It’s a good practice to have a custom ETL framework that augment the SSIS capabilities. ETL frameworks come in different shapes and sizes but what I’d like to see in a framework is:
- Configurable parallelism – Does your ETL take hours? The chances are that your packages run sequentially. Or, disconnected flows in the master package’s control flow support limited parallelism, while your server probably has much bigger pipeline. By contrast, the framework we use support configuring the degree of parallelism and automatically distributes packages to be executed on different threads.
- Target and actual package execution duration – You must proactively monitor when the actual package execution exceeds its target duration. See my newsletter “Is ETL (E)ating (T)hou (L)ive?” of a real-life example of what could happen if you don’t do this. Plan to implement an ETL dashboard for monitoring the package execution against its target and to let the users know what date the data is current as by every source system.
- Restartability – Resume package execution from the point of failure.
- Sufficient auditing checks to ensure data quality – This is usually done by recording row counts of extracted, inserted, updated, and deleted rows. I’d also like to see ETL packages doing some quality checks to ensure the data is consistent as it moves through the pipeline (source, staging, DW, cubes).
I’m currently auditing an ETL implementation where the original developers didn’t record row counts. Citing regulatory requirements, such as The Sarbanes-Oxley Act, the ETL was later”enriched” to record before and after row counts of every possible DML operation. If this is the stated business requirement, then that’s fine but before you start on this this path, consider that the SSIS catalog provides counts for data flow tasks. Before SQL Server 2016, collecting these counts would require enabling Verbose logging. This wasn’t a recommended practice because of the additional overhead. However, in SQL Server 2016 you can create a custom logging level to record only the things you need. Follow these steps to create custom logging level in order to capture row counts:
- Right-click the SSIS catalog and then click Customized Logging Level. Click the Create button and choose which of the system-defined logging levels you want to use as a base, e.g. Basic.
- To record the row counts, make sure to select Component Data Volume Statistics in the Statistics tab.
- When configure your job with SQL Server Agent, go to the Configuration tab, click the Advanced Tab, and then select the custom logging level you created in the “Logging level” drop-down.
Because the row counts are recorded for each buffer in the data flow task, in SSMS connect to the SSISDB database and execute this query to group by package, task, and component to see how many rows has gone through each component over time:
SELECT package_name, task_name, [source_component_name] , max(created_time) as created_time, SUM([rows_sent]) AS rows_sent
GROUP BY package_name, task_name, [source_component_name]
order by 4
As useful as this is, it captures only the row counts in data flow tasks. It won’t record DML operations that are taking place in the Control Flow, such as in Execute SQL Tasks that are calling stored procedures. If capturing row counts in Control Flow is required, you have to do so on your own.

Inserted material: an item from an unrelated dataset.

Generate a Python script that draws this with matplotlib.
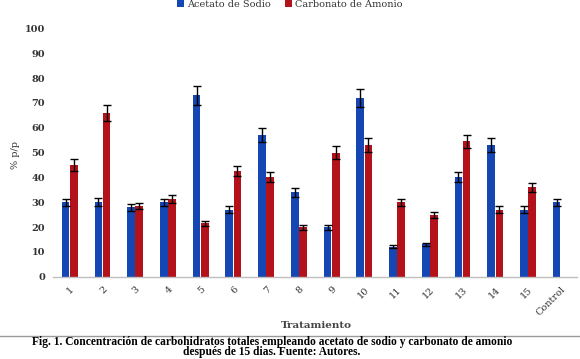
import matplotlib
matplotlib.use("Agg")
import matplotlib.pyplot as plt
import numpy as np

categories = ["1", "2", "3", "4", "5", "6", "7", "8", "9", "10", "11", "12", "13", "14", "15", "Control"]
acetato = [30, 30, 28, 30, 73, 27, 57, 34, 20, 72, 12, 13, 40, 53, 27, 30]
acetato_err = [1.5, 1.6, 1.4, 1.5, 3.7, 1.4, 2.9, 1.7, 1.0, 3.6, 0.6, 0.7, 2.0, 2.7, 1.4, 1.5]
carbonato = [45, 66, 28.5, 31.5, 21.5, 42.5, 40, 20, 50, 53, 30, 25, 54.5, 27, 36, np.nan]
carbonato_err = [2.3, 3.3, 1.4, 1.6, 1.1, 2.1, 2.0, 1.0, 2.5, 2.7, 1.5, 1.2, 2.7, 1.4, 1.8, np.nan]
yticks = [0, 10, 20, 30, 40, 50, 60, 70, 80, 90, 100]

blue = "#1446B4"
red = "#B4121B"
serif = "DejaVu Serif"
W, H = 580.0, 359.0

fig = plt.figure(figsize=(5.8, 3.59), dpi=100)
ax = fig.add_axes([0.092, 0.229, 0.903, 0.692])

x = np.arange(len(categories))
w = 0.235
off = 0.125
ax.bar(x - off, acetato, w, color=blue, yerr=acetato_err,
       error_kw=dict(ecolor="black", elinewidth=1.0, capsize=3, capthick=1.0),
       label="Acetato de Sodio")
ax.bar(x + off, carbonato, w, color=red, yerr=carbonato_err,
       error_kw=dict(ecolor="black", elinewidth=1.0, capsize=3, capthick=1.0),
       label="Carbonato de Amonio")

ax.set_xlim(-0.5, len(categories) - 0.5)
ax.set_ylim(0, 100)
ax.set_yticks(yticks)
ax.set_yticklabels([str(v) for v in yticks], fontfamily=serif, fontsize=7,
                   fontweight="bold", color="#333333")
ax.set_xticks(x)
ax.set_xticklabels(categories, rotation=45, ha="right", rotation_mode="anchor",
                   fontfamily=serif, fontsize=7, color="#333333")
ax.tick_params(axis="both", length=0)
ax.tick_params(axis="y", pad=6)
ax.tick_params(axis="x", pad=6)
for s in ["top", "right", "left"]:
    ax.spines[s].set_visible(False)
ax.spines["bottom"].set_color("#BFBFBF")
ax.spines["bottom"].set_linewidth(1.0)

fig.text(15 / W, 1 - 155 / H, "% p/p", rotation=90, ha="center", va="center",
         fontfamily=serif, fontsize=7, color="#333333")
fig.text(316 / W, 1 - 325 / H, "Tratamiento", ha="center", va="center",
         fontfamily=serif, fontsize=7.5, fontweight="bold", color="#444444")

leg = fig.legend(loc="upper center", bbox_to_anchor=(0.50, 1.025), ncol=2,
                 frameon=False, prop=dict(family=serif, size=7),
                 handlelength=0.7, handleheight=0.7, handletextpad=0.3,
                 columnspacing=1.5)
for t in leg.get_texts():
    t.set_color("#333333")

fig.add_artist(plt.Line2D([0, 1], [1 - 336 / H, 1 - 336 / H], color="#999999",
                          linewidth=1.0, transform=fig.transFigure))
fig.text(272 / W, 1 - 341.5 / H,
         "Fig. 1. Concentración de carbohidratos totales empleando acetato de sodio y carbonato de amonio",
         ha="center", va="center", fontfamily="Liberation Serif", fontsize=8.3,
         fontweight="bold", color="black")
fig.text(272 / W, 1 - 352.5 / H, "después de 15 dias. Fuente: Autores.",
         ha="center", va="center", fontfamily="Liberation Serif", fontsize=8.3,
         fontweight="bold", color="black")

fig.savefig("out.png", dpi=100)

It’s unlikely that capturing row counts alone would satisfy stringent auditing requirements, such as when was the row changed, what change was made and what was the old values. Instead, consider using another feature introduced in SQL Server 2016 Database Engine: temporal tables. By configuring your destination tables as temporal, you let SQL Server to capture data changes in a history table. Now you have a rich audit trail.